Progress in lithography, the science of "drawing" circuits on chips, will also have to be made. Extreme Ultraviolet (EUV) lithography uses light with much smaller wavelengths and will start to come onto the market in 2007. Perfecting lithographic techniques, though, takes time. Air, Moore noted, can absorb EUV light and cause errors.

The tension between the optimists and the pessimists concerning Moore's Law largely seems to revolve around whether an individual sides with engineers or with the laws of physics. Physics dictates that transistors can only get so small. (Shrinking transistors is the principal mechanism for doubling the population on a piece of silicon.) Engineers, though, have typically found workarounds.

"I remember thinking 1 micron (a milestone the industry blew past in 1986) was as far as we could go" because of the wavelength of visible light used at the time, Moore said. Engineers then switched to ultraviolet light.

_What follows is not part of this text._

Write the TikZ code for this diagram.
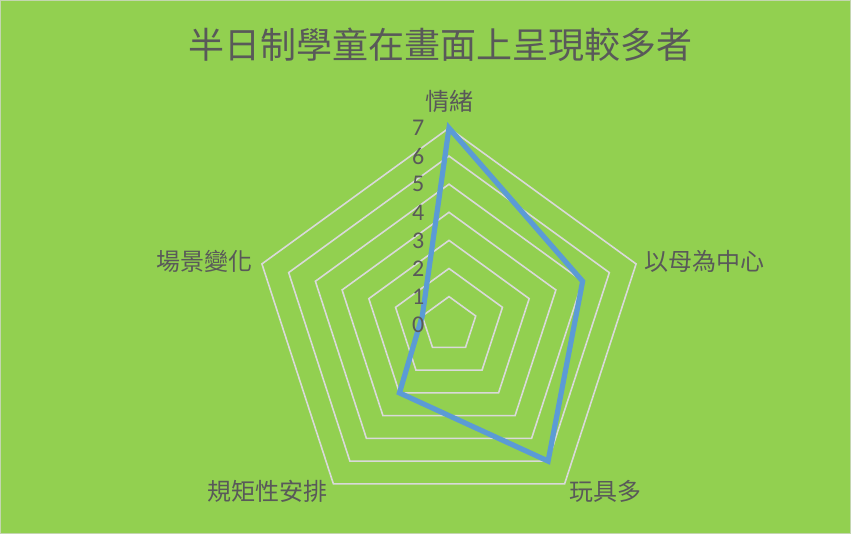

Progress was then supposed to stop at 0.25 microns, but it didn't. Now, the lines drawn on chips are smaller than the wavelengths of light used to draw them, which Moore likened to "breaking the laws of physics."

Someday progress will stop. "No physical quantity can continue to change exponentially forever," Moore noted. Nonetheless, none of the current looming problems represents a wall, he added.

Moore also managed to dispel some of the misconceptions about his dictum. For one thing, he didn?t name it. California Institute of Technology professor Carver Mead did after seeing Moore's original paper on the potential growth of the transistor.

Moore also affirmed he never said transistor count would double every 18 months, as is commonly said. Initially, he said transistors on a chip would double every year. He then recalibrated it to every two years in 1975. David House, an Intel executive at the time, noted that the changes would cause computer performance to double every 18 months.

House actually came close. Computer power is doubling around every 20 months. Nonetheless, "House said 18 months, not me," Moore said.

The observation has also proved much more resilient than Moore thought. "I never expected it to be precise. It turned out to be much more precise than I ever imagined," he said.

Not all his observations, though, have weathered the test of time. At the same time in the early '60s, Moore also admits he predicted that wafers today, the round silicon sheets that chips get popped out of, would measure 57 inches in diameter. Twelve-inch wafers are just coming into the market.

Moore admits that he failed to predict that engineers could continue to pile layers of circuits on top of each other.